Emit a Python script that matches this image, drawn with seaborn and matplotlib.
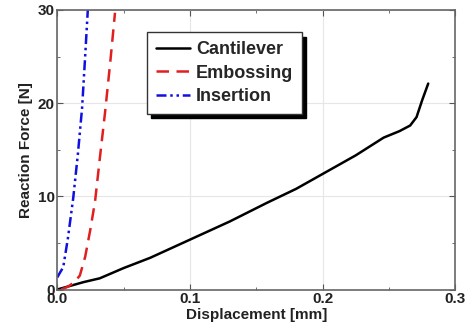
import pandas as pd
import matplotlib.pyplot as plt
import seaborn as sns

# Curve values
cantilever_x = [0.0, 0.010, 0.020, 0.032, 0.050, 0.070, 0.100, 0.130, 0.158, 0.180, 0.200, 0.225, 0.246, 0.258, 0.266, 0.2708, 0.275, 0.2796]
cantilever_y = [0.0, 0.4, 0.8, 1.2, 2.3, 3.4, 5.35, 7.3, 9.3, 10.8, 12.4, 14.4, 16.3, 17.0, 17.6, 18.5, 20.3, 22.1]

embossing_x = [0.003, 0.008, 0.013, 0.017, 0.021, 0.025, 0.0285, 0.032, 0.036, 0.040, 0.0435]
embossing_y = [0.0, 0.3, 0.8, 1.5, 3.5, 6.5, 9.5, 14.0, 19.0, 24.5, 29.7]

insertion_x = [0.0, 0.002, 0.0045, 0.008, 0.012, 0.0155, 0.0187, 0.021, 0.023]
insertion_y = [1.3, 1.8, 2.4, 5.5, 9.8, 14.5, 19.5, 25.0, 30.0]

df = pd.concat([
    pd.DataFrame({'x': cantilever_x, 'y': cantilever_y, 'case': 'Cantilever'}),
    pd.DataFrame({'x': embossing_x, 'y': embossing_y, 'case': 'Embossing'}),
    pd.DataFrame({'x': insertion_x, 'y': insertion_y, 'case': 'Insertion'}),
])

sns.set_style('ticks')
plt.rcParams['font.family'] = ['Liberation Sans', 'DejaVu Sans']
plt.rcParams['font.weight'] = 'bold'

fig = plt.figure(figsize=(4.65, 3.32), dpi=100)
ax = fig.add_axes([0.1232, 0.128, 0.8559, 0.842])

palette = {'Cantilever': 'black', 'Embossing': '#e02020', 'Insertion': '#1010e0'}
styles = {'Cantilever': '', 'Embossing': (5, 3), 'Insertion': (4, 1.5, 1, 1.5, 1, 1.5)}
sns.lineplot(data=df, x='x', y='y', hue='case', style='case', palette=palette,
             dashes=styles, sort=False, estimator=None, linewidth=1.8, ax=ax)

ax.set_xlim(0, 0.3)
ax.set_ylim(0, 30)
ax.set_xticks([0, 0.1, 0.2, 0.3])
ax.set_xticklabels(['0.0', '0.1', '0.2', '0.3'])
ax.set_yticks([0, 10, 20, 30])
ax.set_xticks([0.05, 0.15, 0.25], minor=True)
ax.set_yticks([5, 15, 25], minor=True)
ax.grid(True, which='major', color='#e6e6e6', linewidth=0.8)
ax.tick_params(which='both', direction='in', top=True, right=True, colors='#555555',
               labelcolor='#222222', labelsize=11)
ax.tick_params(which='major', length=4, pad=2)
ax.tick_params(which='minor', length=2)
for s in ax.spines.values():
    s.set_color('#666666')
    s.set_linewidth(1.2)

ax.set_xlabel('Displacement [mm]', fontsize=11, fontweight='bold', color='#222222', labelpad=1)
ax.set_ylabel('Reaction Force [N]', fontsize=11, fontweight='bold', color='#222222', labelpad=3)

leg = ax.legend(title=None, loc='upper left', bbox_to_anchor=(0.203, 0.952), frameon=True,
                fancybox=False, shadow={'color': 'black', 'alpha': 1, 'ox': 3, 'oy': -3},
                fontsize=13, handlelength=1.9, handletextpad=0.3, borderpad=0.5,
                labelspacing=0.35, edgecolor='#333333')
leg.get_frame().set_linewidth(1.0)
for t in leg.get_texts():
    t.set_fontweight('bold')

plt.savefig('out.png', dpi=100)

→ **Work required**
Take the listing and print it again exactly, but without any pictures.

→ **Exercise output**
Emit a Python script that matches this image, drawn with seaborn and matplotlib.
import pandas as pd
import matplotlib.pyplot as plt
import seaborn as sns

# Curve values
cantilever_x = [0.0, 0.010, 0.020, 0.032, 0.050, 0.070, 0.100, 0.130, 0.158, 0.180, 0.200, 0.225, 0.246, 0.258, 0.266, 0.2708, 0.275, 0.2796]
cantilever_y = [0.0, 0.4, 0.8, 1.2, 2.3, 3.4, 5.35, 7.3, 9.3, 10.8, 12.4, 14.4, 16.3, 17.0, 17.6, 18.5, 20.3, 22.1]

embossing_x = [0.003, 0.008, 0.013, 0.017, 0.021, 0.025, 0.0285, 0.032, 0.036, 0.040, 0.0435]
embossing_y = [0.0, 0.3, 0.8, 1.5, 3.5, 6.5, 9.5, 14.0, 19.0, 24.5, 29.7]

insertion_x = [0.0, 0.002, 0.0045, 0.008, 0.012, 0.0155, 0.0187, 0.021, 0.023]
insertion_y = [1.3, 1.8, 2.4, 5.5, 9.8, 14.5, 19.5, 25.0, 30.0]

df = pd.concat([
    pd.DataFrame({'x': cantilever_x, 'y': cantilever_y, 'case': 'Cantilever'}),
    pd.DataFrame({'x': embossing_x, 'y': embossing_y, 'case': 'Embossing'}),
    pd.DataFrame({'x': insertion_x, 'y': insertion_y, 'case': 'Insertion'}),
])

sns.set_style('ticks')
plt.rcParams['font.family'] = ['Liberation Sans', 'DejaVu Sans']
plt.rcParams['font.weight'] = 'bold'

fig = plt.figure(figsize=(4.65, 3.32), dpi=100)
ax = fig.add_axes([0.1232, 0.128, 0.8559, 0.842])

palette = {'Cantilever': 'black', 'Embossing': '#e02020', 'Insertion': '#1010e0'}
styles = {'Cantilever': '', 'Embossing': (5, 3), 'Insertion': (4, 1.5, 1, 1.5, 1, 1.5)}
sns.lineplot(data=df, x='x', y='y', hue='case', style='case', palette=palette,
             dashes=styles, sort=False, estimator=None, linewidth=1.8, ax=ax)

ax.set_xlim(0, 0.3)
ax.set_ylim(0, 30)
ax.set_xticks([0, 0.1, 0.2, 0.3])
ax.set_xticklabels(['0.0', '0.1', '0.2', '0.3'])
ax.set_yticks([0, 10, 20, 30])
ax.set_xticks([0.05, 0.15, 0.25], minor=True)
ax.set_yticks([5, 15, 25], minor=True)
ax.grid(True, which='major', color='#e6e6e6', linewidth=0.8)
ax.tick_params(which='both', direction='in', top=True, right=True, colors='#555555',
               labelcolor='#222222', labelsize=11)
ax.tick_params(which='major', length=4, pad=2)
ax.tick_params(which='minor', length=2)
for s in ax.spines.values():
    s.set_color('#666666')
    s.set_linewidth(1.2)

ax.set_xlabel('Displacement [mm]', fontsize=11, fontweight='bold', color='#222222', labelpad=1)
ax.set_ylabel('Reaction Force [N]', fontsize=11, fontweight='bold', color='#222222', labelpad=3)

leg = ax.legend(title=None, loc='upper left', bbox_to_anchor=(0.203, 0.952), frameon=True,
                fancybox=False, shadow={'color': 'black', 'alpha': 1, 'ox': 3, 'oy': -3},
                fontsize=13, handlelength=1.9, handletextpad=0.3, borderpad=0.5,
                labelspacing=0.35, edgecolor='#333333')
leg.get_frame().set_linewidth(1.0)
for t in leg.get_texts():
    t.set_fontweight('bold')

plt.savefig('out.png', dpi=100)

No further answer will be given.